Repeat each line of the material below exactly as it appears, minus any pictures.

++++++++

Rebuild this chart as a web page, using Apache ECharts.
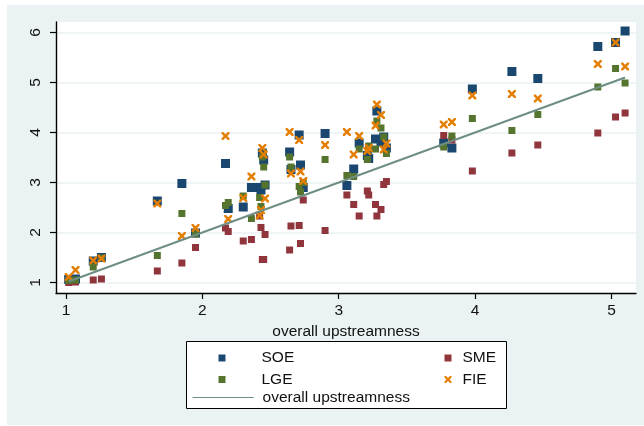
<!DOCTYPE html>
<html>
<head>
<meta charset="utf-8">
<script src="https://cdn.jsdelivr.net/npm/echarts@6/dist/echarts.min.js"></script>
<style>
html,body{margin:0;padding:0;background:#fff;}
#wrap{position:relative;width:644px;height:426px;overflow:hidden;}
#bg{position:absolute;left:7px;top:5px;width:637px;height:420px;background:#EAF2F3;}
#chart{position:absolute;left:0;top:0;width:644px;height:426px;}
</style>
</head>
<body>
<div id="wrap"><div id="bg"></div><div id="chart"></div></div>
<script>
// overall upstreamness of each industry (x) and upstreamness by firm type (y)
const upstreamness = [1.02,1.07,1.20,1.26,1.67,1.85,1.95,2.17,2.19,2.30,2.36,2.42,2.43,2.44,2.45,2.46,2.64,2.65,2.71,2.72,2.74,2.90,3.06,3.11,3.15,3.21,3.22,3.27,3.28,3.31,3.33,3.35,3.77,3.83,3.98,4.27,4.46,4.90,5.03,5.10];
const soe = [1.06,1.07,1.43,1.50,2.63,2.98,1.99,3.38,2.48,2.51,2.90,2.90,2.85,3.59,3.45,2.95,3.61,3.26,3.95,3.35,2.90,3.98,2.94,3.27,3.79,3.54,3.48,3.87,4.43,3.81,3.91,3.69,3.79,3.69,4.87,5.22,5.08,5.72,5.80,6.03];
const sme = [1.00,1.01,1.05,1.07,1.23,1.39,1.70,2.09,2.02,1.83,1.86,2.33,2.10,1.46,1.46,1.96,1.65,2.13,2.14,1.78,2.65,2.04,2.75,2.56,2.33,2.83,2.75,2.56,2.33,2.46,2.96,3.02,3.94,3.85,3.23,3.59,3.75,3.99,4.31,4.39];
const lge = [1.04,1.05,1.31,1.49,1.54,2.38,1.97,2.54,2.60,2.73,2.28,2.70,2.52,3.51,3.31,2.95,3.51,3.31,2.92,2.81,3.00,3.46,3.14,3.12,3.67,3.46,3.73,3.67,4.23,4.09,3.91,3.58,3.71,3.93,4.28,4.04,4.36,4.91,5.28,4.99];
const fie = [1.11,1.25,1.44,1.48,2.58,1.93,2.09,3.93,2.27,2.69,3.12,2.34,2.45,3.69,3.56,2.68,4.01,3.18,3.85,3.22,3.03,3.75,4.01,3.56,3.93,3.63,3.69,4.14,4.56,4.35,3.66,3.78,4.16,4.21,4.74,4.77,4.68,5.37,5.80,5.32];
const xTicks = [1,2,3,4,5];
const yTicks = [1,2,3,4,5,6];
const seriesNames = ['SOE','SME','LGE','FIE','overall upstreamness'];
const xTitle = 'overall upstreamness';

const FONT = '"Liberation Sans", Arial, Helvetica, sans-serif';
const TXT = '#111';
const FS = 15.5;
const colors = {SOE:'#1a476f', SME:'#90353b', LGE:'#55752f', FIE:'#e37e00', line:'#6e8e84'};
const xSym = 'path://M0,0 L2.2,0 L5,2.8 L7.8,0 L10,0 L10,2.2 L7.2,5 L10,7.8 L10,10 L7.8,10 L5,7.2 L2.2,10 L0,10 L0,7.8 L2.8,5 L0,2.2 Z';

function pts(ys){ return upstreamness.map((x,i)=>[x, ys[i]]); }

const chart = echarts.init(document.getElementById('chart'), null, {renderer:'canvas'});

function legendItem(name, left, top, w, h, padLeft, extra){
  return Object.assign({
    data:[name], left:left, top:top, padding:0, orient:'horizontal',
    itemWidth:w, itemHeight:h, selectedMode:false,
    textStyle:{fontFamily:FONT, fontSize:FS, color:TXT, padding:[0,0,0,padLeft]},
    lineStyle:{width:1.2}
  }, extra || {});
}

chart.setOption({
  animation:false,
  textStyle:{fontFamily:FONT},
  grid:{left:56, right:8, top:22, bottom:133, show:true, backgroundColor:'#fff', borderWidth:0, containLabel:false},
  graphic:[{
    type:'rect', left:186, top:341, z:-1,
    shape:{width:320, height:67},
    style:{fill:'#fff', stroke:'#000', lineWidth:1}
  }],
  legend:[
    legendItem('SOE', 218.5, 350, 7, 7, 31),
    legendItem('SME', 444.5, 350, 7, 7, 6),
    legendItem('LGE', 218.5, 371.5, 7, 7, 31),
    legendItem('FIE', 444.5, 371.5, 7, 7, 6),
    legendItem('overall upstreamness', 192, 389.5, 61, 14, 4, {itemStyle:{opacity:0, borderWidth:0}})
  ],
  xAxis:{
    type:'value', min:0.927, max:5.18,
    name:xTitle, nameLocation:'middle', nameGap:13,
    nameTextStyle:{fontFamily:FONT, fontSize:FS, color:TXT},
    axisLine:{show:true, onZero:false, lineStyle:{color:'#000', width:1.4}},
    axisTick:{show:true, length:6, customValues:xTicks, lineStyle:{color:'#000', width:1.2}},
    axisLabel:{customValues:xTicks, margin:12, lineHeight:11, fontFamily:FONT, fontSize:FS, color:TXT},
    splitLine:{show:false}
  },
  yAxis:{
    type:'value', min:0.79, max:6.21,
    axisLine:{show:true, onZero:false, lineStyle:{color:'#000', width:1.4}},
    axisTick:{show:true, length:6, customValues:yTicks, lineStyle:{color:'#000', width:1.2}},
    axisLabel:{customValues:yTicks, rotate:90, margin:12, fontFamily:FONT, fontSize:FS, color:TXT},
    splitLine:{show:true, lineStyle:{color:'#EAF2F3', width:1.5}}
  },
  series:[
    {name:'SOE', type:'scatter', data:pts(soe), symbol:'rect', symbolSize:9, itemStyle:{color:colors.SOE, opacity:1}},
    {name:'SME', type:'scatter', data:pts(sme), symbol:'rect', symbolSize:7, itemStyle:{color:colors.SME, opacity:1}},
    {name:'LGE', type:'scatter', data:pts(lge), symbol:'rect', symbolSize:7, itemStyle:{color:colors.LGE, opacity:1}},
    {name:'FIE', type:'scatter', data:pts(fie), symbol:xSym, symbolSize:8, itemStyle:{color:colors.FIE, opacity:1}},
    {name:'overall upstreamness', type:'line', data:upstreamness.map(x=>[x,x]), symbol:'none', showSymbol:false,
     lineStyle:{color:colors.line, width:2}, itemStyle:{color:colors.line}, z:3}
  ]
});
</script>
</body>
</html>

++++++++

> REPLY:
Rebuild this chart as a web page, using Apache ECharts.
<!DOCTYPE html>
<html>
<head>
<meta charset="utf-8">
<script src="https://cdn.jsdelivr.net/npm/echarts@6/dist/echarts.min.js"></script>
<style>
html,body{margin:0;padding:0;background:#fff;}
#wrap{position:relative;width:644px;height:426px;overflow:hidden;}
#bg{position:absolute;left:7px;top:5px;width:637px;height:420px;background:#EAF2F3;}
#chart{position:absolute;left:0;top:0;width:644px;height:426px;}
</style>
</head>
<body>
<div id="wrap"><div id="bg"></div><div id="chart"></div></div>
<script>
// overall upstreamness of each industry (x) and upstreamness by firm type (y)
const upstreamness = [1.02,1.07,1.20,1.26,1.67,1.85,1.95,2.17,2.19,2.30,2.36,2.42,2.43,2.44,2.45,2.46,2.64,2.65,2.71,2.72,2.74,2.90,3.06,3.11,3.15,3.21,3.22,3.27,3.28,3.31,3.33,3.35,3.77,3.83,3.98,4.27,4.46,4.90,5.03,5.10];
const soe = [1.06,1.07,1.43,1.50,2.63,2.98,1.99,3.38,2.48,2.51,2.90,2.90,2.85,3.59,3.45,2.95,3.61,3.26,3.95,3.35,2.90,3.98,2.94,3.27,3.79,3.54,3.48,3.87,4.43,3.81,3.91,3.69,3.79,3.69,4.87,5.22,5.08,5.72,5.80,6.03];
const sme = [1.00,1.01,1.05,1.07,1.23,1.39,1.70,2.09,2.02,1.83,1.86,2.33,2.10,1.46,1.46,1.96,1.65,2.13,2.14,1.78,2.65,2.04,2.75,2.56,2.33,2.83,2.75,2.56,2.33,2.46,2.96,3.02,3.94,3.85,3.23,3.59,3.75,3.99,4.31,4.39];
const lge = [1.04,1.05,1.31,1.49,1.54,2.38,1.97,2.54,2.60,2.73,2.28,2.70,2.52,3.51,3.31,2.95,3.51,3.31,2.92,2.81,3.00,3.46,3.14,3.12,3.67,3.46,3.73,3.67,4.23,4.09,3.91,3.58,3.71,3.93,4.28,4.04,4.36,4.91,5.28,4.99];
const fie = [1.11,1.25,1.44,1.48,2.58,1.93,2.09,3.93,2.27,2.69,3.12,2.34,2.45,3.69,3.56,2.68,4.01,3.18,3.85,3.22,3.03,3.75,4.01,3.56,3.93,3.63,3.69,4.14,4.56,4.35,3.66,3.78,4.16,4.21,4.74,4.77,4.68,5.37,5.80,5.32];
const xTicks = [1,2,3,4,5];
const yTicks = [1,2,3,4,5,6];
const seriesNames = ['SOE','SME','LGE','FIE','overall upstreamness'];
const xTitle = 'overall upstreamness';

const FONT = '"Liberation Sans", Arial, Helvetica, sans-serif';
const TXT = '#111';
const FS = 15.5;
const colors = {SOE:'#1a476f', SME:'#90353b', LGE:'#55752f', FIE:'#e37e00', line:'#6e8e84'};
const xSym = 'path://M0,0 L2.2,0 L5,2.8 L7.8,0 L10,0 L10,2.2 L7.2,5 L10,7.8 L10,10 L7.8,10 L5,7.2 L2.2,10 L0,10 L0,7.8 L2.8,5 L0,2.2 Z';

function pts(ys){ return upstreamness.map((x,i)=>[x, ys[i]]); }

const chart = echarts.init(document.getElementById('chart'), null, {renderer:'canvas'});

function legendItem(name, left, top, w, h, padLeft, extra){
  return Object.assign({
    data:[name], left:left, top:top, padding:0, orient:'horizontal',
    itemWidth:w, itemHeight:h, selectedMode:false,
    textStyle:{fontFamily:FONT, fontSize:FS, color:TXT, padding:[0,0,0,padLeft]},
    lineStyle:{width:1.2}
  }, extra || {});
}

chart.setOption({
  animation:false,
  textStyle:{fontFamily:FONT},
  grid:{left:56, right:8, top:22, bottom:133, show:true, backgroundColor:'#fff', borderWidth:0, containLabel:false},
  graphic:[{
    type:'rect', left:186, top:341, z:-1,
    shape:{width:320, height:67},
    style:{fill:'#fff', stroke:'#000', lineWidth:1}
  }],
  legend:[
    legendItem('SOE', 218.5, 350, 7, 7, 31),
    legendItem('SME', 444.5, 350, 7, 7, 6),
    legendItem('LGE', 218.5, 371.5, 7, 7, 31),
    legendItem('FIE', 444.5, 371.5, 7, 7, 6),
    legendItem('overall upstreamness', 192, 389.5, 61, 14, 4, {itemStyle:{opacity:0, borderWidth:0}})
  ],
  xAxis:{
    type:'value', min:0.927, max:5.18,
    name:xTitle, nameLocation:'middle', nameGap:13,
    nameTextStyle:{fontFamily:FONT, fontSize:FS, color:TXT},
    axisLine:{show:true, onZero:false, lineStyle:{color:'#000', width:1.4}},
    axisTick:{show:true, length:6, customValues:xTicks, lineStyle:{color:'#000', width:1.2}},
    axisLabel:{customValues:xTicks, margin:12, lineHeight:11, fontFamily:FONT, fontSize:FS, color:TXT},
    splitLine:{show:false}
  },
  yAxis:{
    type:'value', min:0.79, max:6.21,
    axisLine:{show:true, onZero:false, lineStyle:{color:'#000', width:1.4}},
    axisTick:{show:true, length:6, customValues:yTicks, lineStyle:{color:'#000', width:1.2}},
    axisLabel:{customValues:yTicks, rotate:90, margin:12, fontFamily:FONT, fontSize:FS, color:TXT},
    splitLine:{show:true, lineStyle:{color:'#EAF2F3', width:1.5}}
  },
  series:[
    {name:'SOE', type:'scatter', data:pts(soe), symbol:'rect', symbolSize:9, itemStyle:{color:colors.SOE, opacity:1}},
    {name:'SME', type:'scatter', data:pts(sme), symbol:'rect', symbolSize:7, itemStyle:{color:colors.SME, opacity:1}},
    {name:'LGE', type:'scatter', data:pts(lge), symbol:'rect', symbolSize:7, itemStyle:{color:colors.LGE, opacity:1}},
    {name:'FIE', type:'scatter', data:pts(fie), symbol:xSym, symbolSize:8, itemStyle:{color:colors.FIE, opacity:1}},
    {name:'overall upstreamness', type:'line', data:upstreamness.map(x=>[x,x]), symbol:'none', showSymbol:false,
     lineStyle:{color:colors.line, width:2}, itemStyle:{color:colors.line}, z:3}
  ]
});
</script>
</body>
</html>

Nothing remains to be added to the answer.